* _Do this_: Write the data out again exactly, with no pictures.

::::::

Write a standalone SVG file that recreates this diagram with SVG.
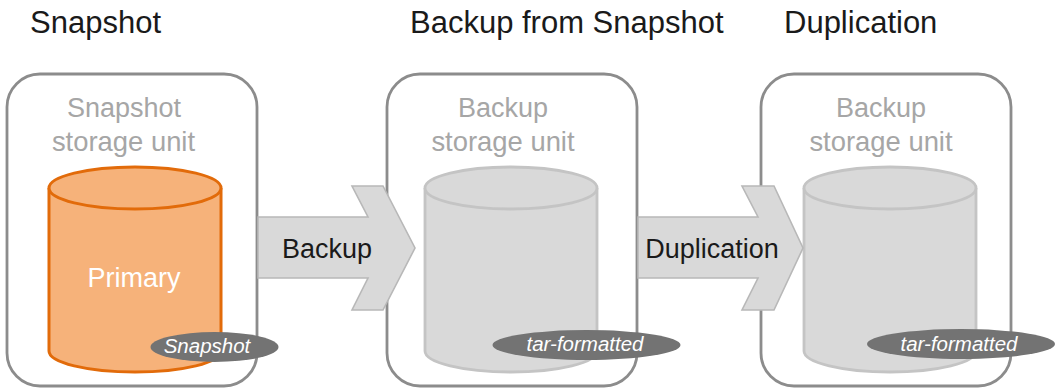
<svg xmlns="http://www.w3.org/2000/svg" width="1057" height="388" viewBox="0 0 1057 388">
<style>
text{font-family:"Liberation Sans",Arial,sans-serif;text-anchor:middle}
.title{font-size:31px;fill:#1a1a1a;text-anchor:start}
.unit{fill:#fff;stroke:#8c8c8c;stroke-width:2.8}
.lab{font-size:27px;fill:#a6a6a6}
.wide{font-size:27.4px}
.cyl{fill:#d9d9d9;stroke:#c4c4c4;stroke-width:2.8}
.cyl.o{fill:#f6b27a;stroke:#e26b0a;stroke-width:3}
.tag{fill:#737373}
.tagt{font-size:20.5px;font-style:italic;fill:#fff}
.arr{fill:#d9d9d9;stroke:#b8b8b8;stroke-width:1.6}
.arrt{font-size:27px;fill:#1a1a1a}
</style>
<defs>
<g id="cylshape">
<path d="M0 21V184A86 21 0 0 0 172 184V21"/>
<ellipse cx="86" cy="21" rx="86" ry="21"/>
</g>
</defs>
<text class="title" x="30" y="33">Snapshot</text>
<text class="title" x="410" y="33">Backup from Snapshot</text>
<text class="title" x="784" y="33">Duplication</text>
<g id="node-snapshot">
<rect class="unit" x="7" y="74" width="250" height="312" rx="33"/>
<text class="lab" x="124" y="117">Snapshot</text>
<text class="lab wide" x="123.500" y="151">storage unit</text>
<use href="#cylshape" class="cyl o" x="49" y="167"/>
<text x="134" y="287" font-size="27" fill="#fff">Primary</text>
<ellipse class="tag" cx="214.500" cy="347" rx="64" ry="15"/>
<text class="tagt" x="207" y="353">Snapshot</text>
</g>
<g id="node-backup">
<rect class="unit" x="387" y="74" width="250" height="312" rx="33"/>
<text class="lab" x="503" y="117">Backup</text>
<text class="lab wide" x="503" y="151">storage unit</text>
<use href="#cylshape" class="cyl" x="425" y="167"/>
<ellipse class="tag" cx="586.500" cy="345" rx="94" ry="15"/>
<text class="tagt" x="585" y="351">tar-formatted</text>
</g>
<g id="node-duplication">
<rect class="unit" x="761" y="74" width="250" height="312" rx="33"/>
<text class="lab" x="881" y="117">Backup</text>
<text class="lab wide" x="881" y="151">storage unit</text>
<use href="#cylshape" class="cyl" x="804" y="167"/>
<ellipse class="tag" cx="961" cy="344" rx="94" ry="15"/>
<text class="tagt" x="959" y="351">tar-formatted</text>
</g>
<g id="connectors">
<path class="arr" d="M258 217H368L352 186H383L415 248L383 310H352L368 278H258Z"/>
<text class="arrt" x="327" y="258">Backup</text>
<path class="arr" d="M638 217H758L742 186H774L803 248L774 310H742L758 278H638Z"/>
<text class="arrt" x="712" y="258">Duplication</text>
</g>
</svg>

::::::

* _Reply_:
Write a standalone SVG file that recreates this diagram with SVG.
<svg xmlns="http://www.w3.org/2000/svg" width="1057" height="388" viewBox="0 0 1057 388">
<style>
text{font-family:"Liberation Sans",Arial,sans-serif;text-anchor:middle}
.title{font-size:31px;fill:#1a1a1a;text-anchor:start}
.unit{fill:#fff;stroke:#8c8c8c;stroke-width:2.8}
.lab{font-size:27px;fill:#a6a6a6}
.wide{font-size:27.4px}
.cyl{fill:#d9d9d9;stroke:#c4c4c4;stroke-width:2.8}
.cyl.o{fill:#f6b27a;stroke:#e26b0a;stroke-width:3}
.tag{fill:#737373}
.tagt{font-size:20.5px;font-style:italic;fill:#fff}
.arr{fill:#d9d9d9;stroke:#b8b8b8;stroke-width:1.6}
.arrt{font-size:27px;fill:#1a1a1a}
</style>
<defs>
<g id="cylshape">
<path d="M0 21V184A86 21 0 0 0 172 184V21"/>
<ellipse cx="86" cy="21" rx="86" ry="21"/>
</g>
</defs>
<text class="title" x="30" y="33">Snapshot</text>
<text class="title" x="410" y="33">Backup from Snapshot</text>
<text class="title" x="784" y="33">Duplication</text>
<g id="node-snapshot">
<rect class="unit" x="7" y="74" width="250" height="312" rx="33"/>
<text class="lab" x="124" y="117">Snapshot</text>
<text class="lab wide" x="123.500" y="151">storage unit</text>
<use href="#cylshape" class="cyl o" x="49" y="167"/>
<text x="134" y="287" font-size="27" fill="#fff">Primary</text>
<ellipse class="tag" cx="214.500" cy="347" rx="64" ry="15"/>
<text class="tagt" x="207" y="353">Snapshot</text>
</g>
<g id="node-backup">
<rect class="unit" x="387" y="74" width="250" height="312" rx="33"/>
<text class="lab" x="503" y="117">Backup</text>
<text class="lab wide" x="503" y="151">storage unit</text>
<use href="#cylshape" class="cyl" x="425" y="167"/>
<ellipse class="tag" cx="586.500" cy="345" rx="94" ry="15"/>
<text class="tagt" x="585" y="351">tar-formatted</text>
</g>
<g id="node-duplication">
<rect class="unit" x="761" y="74" width="250" height="312" rx="33"/>
<text class="lab" x="881" y="117">Backup</text>
<text class="lab wide" x="881" y="151">storage unit</text>
<use href="#cylshape" class="cyl" x="804" y="167"/>
<ellipse class="tag" cx="961" cy="344" rx="94" ry="15"/>
<text class="tagt" x="959" y="351">tar-formatted</text>
</g>
<g id="connectors">
<path class="arr" d="M258 217H368L352 186H383L415 248L383 310H352L368 278H258Z"/>
<text class="arrt" x="327" y="258">Backup</text>
<path class="arr" d="M638 217H758L742 186H774L803 248L774 310H742L758 278H638Z"/>
<text class="arrt" x="712" y="258">Duplication</text>
</g>
</svg>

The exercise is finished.